Government 'has botched rural broadband rollout' header image

The government's attempts to improve broadband access for homes and businesses in rural parts of the UK have not gone to plan, it has been claimed.

Speaking at the Labour Party conference, Mary Creagh, shadow environment secretary and Labour MP for Wakefield, described the Conservative-Liberal Democrat coalition's rollout of high-speed internet services across the UK countryside as "botched".

A total of £540 million was originally earmarked by the government to be used in order to boost broadband access in rural parts of the UK - but a series of delays have meant that many people living in these areas are yet to see any improvement.

While individuals residing in major towns and cities are benefiting from increasing internet speeds - which are vital for many homes and businesses - those living in the countryside continue to suffer.

One solution for these people could be the satellite broadband service delivered by Avonline. This approach does not require any cables to be laid underground across an area, rather it simply needs a small satellite to be installed at the property.
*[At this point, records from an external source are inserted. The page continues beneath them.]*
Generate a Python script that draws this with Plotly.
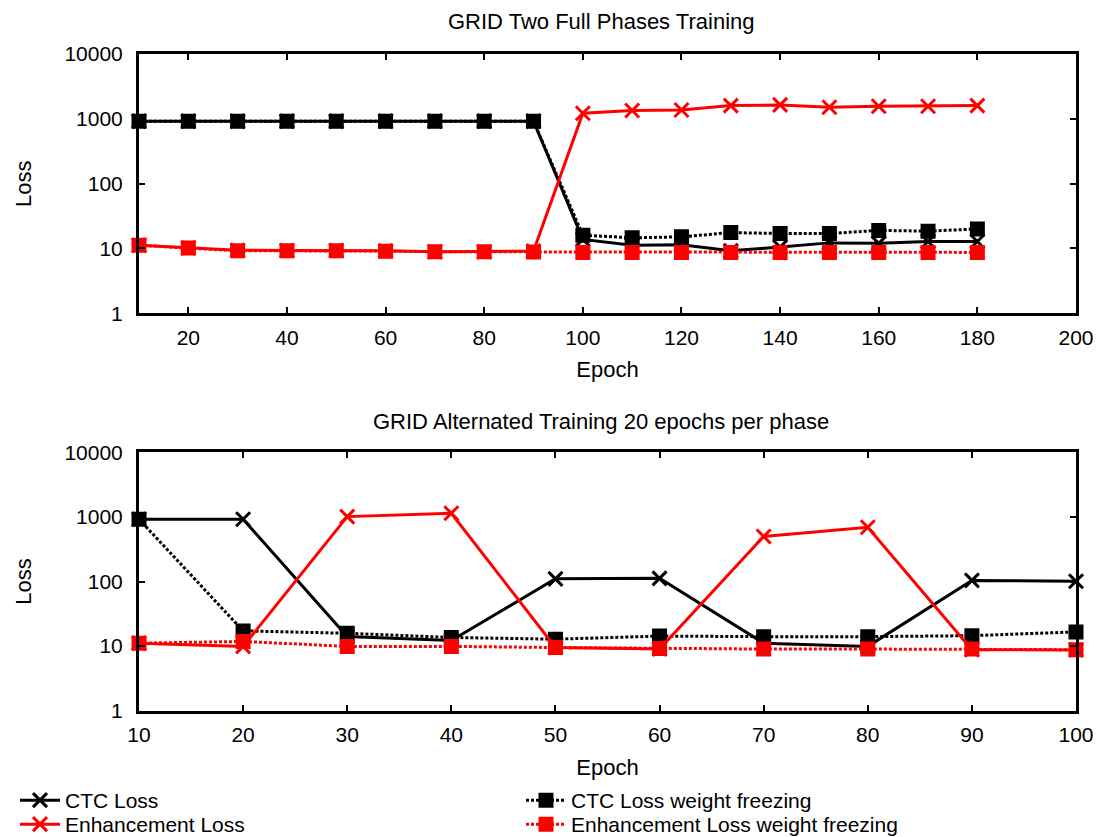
import plotly.graph_objects as go

# ---------------- data ----------------
epochs_full = [10, 20, 30, 40, 50, 60, 70, 80, 90, 100, 110, 120, 130, 140, 150, 160, 170, 180]
ctc_full = [920, 920, 920, 920, 920, 920, 920, 920, 920, 13.8, 11.2, 11.4, 9.2, 10.5, 12.2, 12.0, 12.8, 12.8]
ctc_wf_full = [920, 920, 920, 920, 920, 920, 920, 920, 920, 16, 14.6, 15.1, 17.6, 17.0, 17.0, 19.0, 18.5, 20.0]
enh_full = [11.2, 10.2, 9.4, 9.3, 9.3, 9.2, 8.9, 8.9, 9.1, 1220, 1345, 1370, 1600, 1640, 1510, 1560, 1560, 1600]
enh_wf_full = [11.2, 10.2, 9.2, 9.2, 9.2, 9.1, 8.9, 8.9, 8.8, 8.7, 8.7, 8.7, 8.7, 8.7, 8.7, 8.7, 8.7, 8.7]

epochs_alt = [10, 20, 30, 40, 50, 60, 70, 80, 90, 100]
ctc_alt = [920, 920, 14.1, 12.2, 110, 112, 11.1, 9.9, 104, 101]
ctc_wf_alt = [920, 17.2, 15.8, 13.6, 12.8, 14.3, 14.0, 14.0, 14.5, 16.6]
enh_alt = [11.1, 9.9, 1010, 1140, 9.5, 9.0, 498, 693, 8.8, 8.7]
enh_wf_alt = [11.1, 11.8, 9.9, 9.9, 9.5, 9.2, 9.0, 9.0, 9.0, 8.8]

ytick_vals = [1, 10, 100, 1000, 10000]
ytick_text = ["1", "10", "100", "1000", "10000"]
xtick_full = [20, 40, 60, 80, 100, 120, 140, 160, 180, 200]
xtick_alt = [10, 20, 30, 40, 50, 60, 70, 80, 90, 100]

names = ["CTC Loss", "CTC Loss weight freezing", "Enhancement Loss", "Enhancement Loss weight freezing"]
title_top = "GRID Two Full Phases Training"
title_bot = "GRID Alternated Training 20 epochs per phase"

FONT = "Liberation Sans, Arial, Helvetica, sans-serif"
FS = 21
FT = 22
FL = 21
BLACK = "#000000"
RED = "#ff0000"
W, H = 1100, 837

styles = [
    dict(color=BLACK, dash="solid", symbol="x-thin", msize=14, legend="legend"),
    dict(color=BLACK, dash="3px,2px", symbol="square", msize=12, legend="legend"),
    dict(color=RED, dash="solid", symbol="x-thin", msize=14, legend="legend2"),
    dict(color=RED, dash="3px,2px", symbol="square", msize=12, legend="legend2"),
]

fig = go.Figure()

series_full = [ctc_full, ctc_wf_full, enh_full, enh_wf_full]
series_alt = [ctc_alt, ctc_wf_alt, enh_alt, enh_wf_alt]

for i, (ys, st) in enumerate(zip(series_full, styles)):
    fig.add_trace(go.Scatter(
        x=epochs_full, y=ys, mode="lines+markers", name=names[i],
        line=dict(color=st["color"], width=3, dash=st["dash"]),
        marker=dict(symbol=st["symbol"], size=st["msize"], color=st["color"],
                    line=dict(color=st["color"], width=3)),
        xaxis="x", yaxis="y", cliponaxis=False, showlegend=True,
        legend=st["legend"], legendgroup=str(i),
    ))
for i, (ys, st) in enumerate(zip(series_alt, styles)):
    fig.add_trace(go.Scatter(
        x=epochs_alt, y=ys, mode="lines+markers", name=names[i],
        line=dict(color=st["color"], width=3, dash=st["dash"]),
        marker=dict(symbol=st["symbol"], size=st["msize"], color=st["color"],
                    line=dict(color=st["color"], width=3)),
        xaxis="x2", yaxis="y2", cliponaxis=False, showlegend=False,
        legend=st["legend"], legendgroup=str(i),
    ))

xd = [139 / W, 1076 / W]
yd_top = [(H - 313.3) / H, (H - 54) / H]
yd_bot = [(H - 710.7) / H, (H - 452.3) / H]

axis_common = dict(
    showline=True, linecolor=BLACK, linewidth=3, mirror="ticks",
    ticks="inside", ticklen=6, tickwidth=1.5, tickcolor=BLACK,
    showgrid=False, zeroline=False, automargin=False,
    tickfont=dict(family=FONT, size=FS, color=BLACK),
)

legend_common = dict(
    orientation="h", x=15 / W, xanchor="left", yanchor="top",
    entrywidth=451, entrywidthmode="pixels", itemwidth=40,
    font=dict(family=FONT, size=FL, color=BLACK),
    bgcolor="rgba(0,0,0,0)", traceorder="normal",
)

fig.update_layout(
    width=W, height=H,
    margin=dict(l=0, r=0, t=0, b=0, autoexpand=False),
    paper_bgcolor="white", plot_bgcolor="white",
    font=dict(family=FONT, size=FS, color=BLACK),
    xaxis=dict(domain=xd, anchor="y", range=[10, 200], tickvals=xtick_full,
               ticklabelstandoff=3,
               title=dict(text="Epoch", standoff=15, font=dict(family=FONT, size=FT)),
               **axis_common),
    yaxis=dict(domain=yd_top, anchor="x", type="log", range=[0, 4],
               tickvals=ytick_vals, ticktext=ytick_text, ticklabelstandoff=9,
               title=dict(text="Loss", standoff=27, font=dict(family=FONT, size=FT)),
               **axis_common),
    xaxis2=dict(domain=xd, anchor="y2", range=[10, 100], tickvals=xtick_alt,
                ticklabelstandoff=3,
                title=dict(text="Epoch", standoff=15, font=dict(family=FONT, size=FT)),
                **axis_common),
    yaxis2=dict(domain=yd_bot, anchor="x2", type="log", range=[0, 4],
                tickvals=ytick_vals, ticktext=ytick_text, ticklabelstandoff=9,
                title=dict(text="Loss", standoff=27, font=dict(family=FONT, size=FT)),
                **axis_common),
    legend=dict(y=(H - 780) / H, **legend_common),
    legend2=dict(y=(H - 804) / H, **legend_common),
    annotations=[
        dict(text=title_top, x=601 / W, y=(H - 22) / H, xref="paper", yref="paper",
             showarrow=False, xanchor="center", yanchor="middle",
             font=dict(family=FONT, size=FT, color=BLACK)),
        dict(text=title_bot, x=601 / W, y=(H - 421) / H, xref="paper", yref="paper",
             showarrow=False, xanchor="center", yanchor="middle",
             font=dict(family=FONT, size=FT, color=BLACK)),
    ],
)

fig.write_html("out.html")
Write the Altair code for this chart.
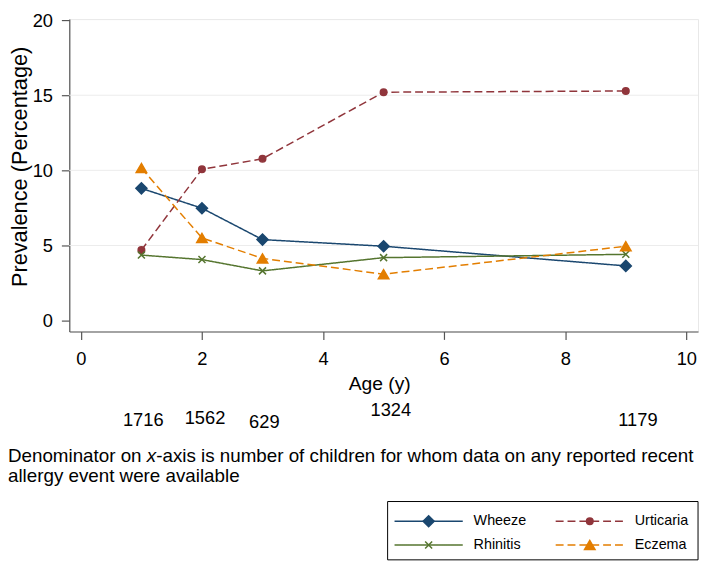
import altair as alt
import pandas as pd

# ---------------- data ----------------
ages = [1, 2, 3, 5, 9]
series = ["Wheeze", "Urticaria", "Rhinitis", "Eczema"]
wheeze = [8.80, 7.48, 5.39, 4.95, 3.64]
urticaria = [4.69, 10.07, 10.77, 15.20, 15.28]
rhinitis = [4.36, 4.06, 3.31, 4.19, 4.41]
eczema = [10.15, 5.50, 4.14, 3.09, 4.95]
denom_n = ["1716", "1562", "629", "1324", "1179"]
denom_pos = [1.03, 2.05, 3.03, 5.12, 9.20]
x_ticks = [0, 2, 4, 6, 8, 10]
y_ticks = [0, 5, 10, 15, 20]
grid_vals = [5, 10, 15]
note_parts = ["Denominator on ", "x",
              "-axis is number of children for whom data on any reported recent"]
note_line2 = "allergy event were available"

# ---------------- styles / layout ----------------
FONT = "Liberation Sans"
colors = ["#1a476f", "#90353b", "#55752f", "#e37e00"]
dashes = [[1, 0], [8, 4], [1, 0], [8, 4]]
marker_shapes = ["diamond", "circle", "M-1,-1L1,1M-1,1L1,-1", "triangle-up"]
marker_sizes = [125, 44, 50, 112]
TOP = 16                                    # page y of the plot top
LEFT = 70                                   # page x of the plot left
denom_baseline = [428, 426, 430, 417, 428]  # page rows of the denominator labels
legend_col = [0, 1, 0, 1]                   # legend grid slot of each series
legend_row = [0, 0, 1, 1]
legend_col_x = [399, 562]                   # page x where each legend key starts
legend_row_y = [524, 548]                   # page y of each legend row
legend_box = (392, 504, 706, 563)           # page box of the legend

values = {"Wheeze": wheeze, "Urticaria": urticaria,
          "Rhinitis": rhinitis, "Eczema": eczema}
rows = []
for s in series:
    for a, v in zip(ages, values[s]):
        rows.append({"series": s, "age": a, "value": v})
df = pd.DataFrame(rows)

W, H = 636, 316
x_scale = alt.Scale(domain=[-0.191, 10.193], nice=False, zero=False)
y_scale = alt.Scale(domain=[-0.724, 20.066], nice=False, zero=False)
color_scale = alt.Scale(domain=series, range=colors)


def vx(px):
    return px - LEFT


def vy(py):
    return py - TOP


x_axis = alt.Axis(values=x_ticks, title="Age (y)", grid=False, format="d",
                  tickSize=8, labelPadding=10, labelFont=FONT, labelFontSize=18.5,
                  labelColor="black", labelOverlap=False,
                  titleFont=FONT, titleFontSize=19.5, titleFontWeight="normal",
                  titleColor="black", titleX=313.5, titleY=391 - (TOP + H),
                  titleAlign="center", titleBaseline="alphabetic",
                  domainColor="#555555", tickColor="#555555", domainWidth=1.2, tickWidth=1.2)
y_axis = alt.Axis(values=y_ticks, title="Prevalence (Percentage)", grid=False, format="d",
                  tickSize=8, labelPadding=9, labelFont=FONT, labelFontSize=18.5,
                  labelColor="black", labelOverlap=False,
                  titleFont=FONT, titleFontSize=22, titleFontWeight="normal",
                  titleColor="black", titleX=-50, titleY=165 - TOP, titleAngle=270,
                  titleAlign="center", titleBaseline="middle",
                  domainColor="#555555", tickColor="#555555", domainWidth=1.2, tickWidth=1.2)

base = alt.Chart(df)

grid = alt.Chart(pd.DataFrame({"g": grid_vals})).mark_rule(
    color="#ececec", strokeWidth=1
).encode(y=alt.Y("g:Q", scale=y_scale, axis=y_axis))

lines = base.mark_line(strokeWidth=1.5).encode(
    x=alt.X("age:Q", scale=x_scale, axis=x_axis),
    y=alt.Y("value:Q", scale=y_scale, axis=y_axis),
    color=alt.Color("series:N", scale=color_scale, legend=None),
    strokeDash=alt.StrokeDash("series:N", scale=alt.Scale(domain=series, range=dashes),
                              legend=None),
    order=alt.Order("age:Q"),
)

marker_layers = []
for s, c, shp, sz in zip(series, colors, marker_shapes, marker_sizes):
    marker_layers.append(
        base.transform_filter(alt.datum.series == s).mark_point(
            shape=shp, size=sz, filled=True, fill=c, stroke=c, strokeWidth=1.5, opacity=1
        ).encode(x=alt.X("age:Q", scale=x_scale), y=alt.Y("value:Q", scale=y_scale))
    )

# ---------------- legend (key line + marker + label per series) ----------------
one = pd.DataFrame({"a": [0]})
bx0, by0, bx1, by1 = legend_box
legend_layers = [
    alt.Chart(one).mark_rect(fill="white", stroke="black", strokeWidth=1).encode(
        x=alt.value(vx(bx0)), x2=alt.value(vx(bx1)),
        y=alt.value(vy(by0)), y2=alt.value(vy(by1)))
]
for s, c, d, shp, sz, col, row in zip(series, colors, dashes, marker_shapes, marker_sizes,
                                        legend_col, legend_row):
    x0 = legend_col_x[col]
    yy = vy(legend_row_y[row])
    legend_layers.append(
        alt.Chart(one).mark_rule(color=c, strokeWidth=1.5, strokeDash=d).encode(
            x=alt.value(vx(x0)), x2=alt.value(vx(x0 + 69)), y=alt.value(yy)))
    legend_layers.append(
        alt.Chart(one).mark_point(shape=shp, size=sz, filled=True, fill=c, stroke=c,
                                  strokeWidth=1.5, opacity=1).encode(
            x=alt.value(vx(x0 + 34.5)), y=alt.value(yy)))
    legend_layers.append(
        alt.Chart(one).mark_text(text=s, font=FONT, fontSize=14.5, color="black",
                                 align="left", baseline="middle").encode(
            x=alt.value(vx(x0 + 80)), y=alt.value(yy)))

denoms = []
for n, p, b in zip(denom_n, denom_pos, denom_baseline):
    denoms.append(
        alt.Chart(pd.DataFrame({"pos": [p], "n": [n]})).mark_text(
            font=FONT, fontSize=18.5, color="black", baseline="alphabetic", align="center"
        ).encode(x=alt.X("pos:Q", scale=x_scale), y=alt.value(vy(b)), text="n:N")
    )

fs_note = 19
w_a = 7.392 * fs_note
w_x = 0.5 * fs_note
L1, L2 = vy(464), vy(484)
NX = vx(8)
note1 = alt.Chart(one).mark_text(
    text=note_parts[0], font=FONT, fontSize=fs_note, color="black",
    align="left", baseline="alphabetic"
).encode(x=alt.value(NX), y=alt.value(L1))
note_x = alt.Chart(one).mark_text(
    text=note_parts[1], font=FONT, fontSize=fs_note, fontStyle="italic", color="black",
    align="left", baseline="alphabetic"
).encode(x=alt.value(NX + w_a), y=alt.value(L1))
note3 = alt.Chart(one).mark_text(
    text=note_parts[2], font=FONT, fontSize=fs_note, color="black",
    align="left", baseline="alphabetic"
).encode(x=alt.value(NX + w_a + w_x), y=alt.value(L1))
note4 = alt.Chart(one).mark_text(
    text=note_line2, font=FONT, fontSize=fs_note, color="black",
    align="left", baseline="alphabetic"
).encode(x=alt.value(NX), y=alt.value(L2))

chart = alt.layer(grid, lines, *marker_layers, *legend_layers, *denoms,
                  note1, note_x, note3, note4).properties(
    width=W, height=H,
    autosize=alt.AutoSizeParams(type="none"),
    padding={"left": LEFT - 8, "top": TOP - 8, "right": 3,
             "bottom": 557 - (TOP - 8) - H},
    background="white",
).configure_view(stroke="#e8e8e8")

chart.save("out.html", embed_options={"renderer": "svg", "actions": False})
Labour had previously pledged to ensure that decent broadband would be made available to everyone in the UK, but this plan was ditched by the coalition, which decided instead to press ahead with plans for superfast internet to be delivered to 90 per cent of properties by 2015.

Ms Creagh commented: "We understand the challenges of rural living. We know that isolation can be a major problem. The frustration that farmers and businesspeople feel from poor mobile phone signals.

"Yet this government's botched rollout of broadband means people in the countryside are twice as likely to be offline as people in cities."

She added that should the Labour Party gain power, it would become a priority to make sure everyone has access to broadband. However, the next general election is 18 months away, meaning rural residents would still face a lengthy wait before their broadband connectivity is improved.